The Scaling Dynamics That Transform Movements
276 words, about 2 minutes.
Volume III's analysis of how existing institutions fail the coordination crisis examined what happens to institutions when the conditions for which they were designed change faster than the institutions can adapt. Providence faces the mirror-image challenge: the conditions for which it is designed will change as it grows, and the growth itself will create pressures to adapt in ways that compromise the design.

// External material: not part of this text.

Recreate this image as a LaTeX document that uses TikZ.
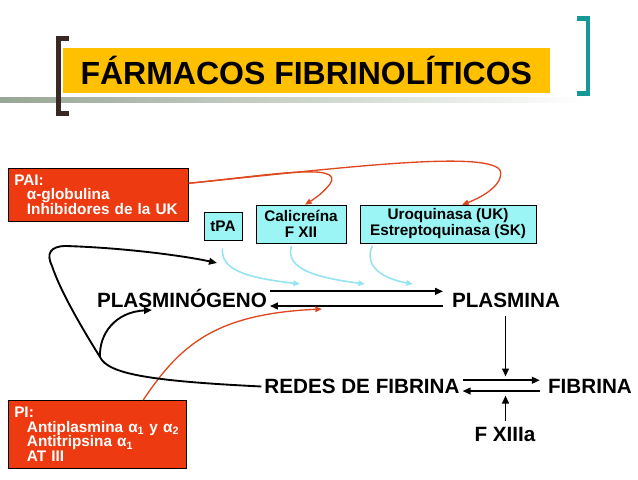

The specific scaling dynamics most likely to test the constitutional architecture include: the professionalization pressure, in which the growing institution requires people with professional skills that are available primarily from people whose professional formation occurred in institutions with different values; the growth pressure, in which the legitimate desire to serve more people creates momentum toward accepting compromises that would have been rejected at smaller scale; the complexity pressure, in which the governance processes designed for the founding community become unwieldy at larger scale and are replaced by streamlined processes that are less constitutionally demanding; and the legitimacy pressure, in which the institution seeks recognition from external institutions whose recognition requires conforming to standards that are inconsistent with the constitutional principles.
Each of these pressures has been identified in the history of analogous projects, and each has a track record: they are the mechanisms through which most transformational projects that survive their founding period are transformed by their own growth into something other than what they were founded to be. Providence's design against these pressures is contained in the constitutional architecture of the preceding chapters. The design is as good as the current state of understanding allows. Whether it is good enough will only be knowable in contact with the scaling process itself.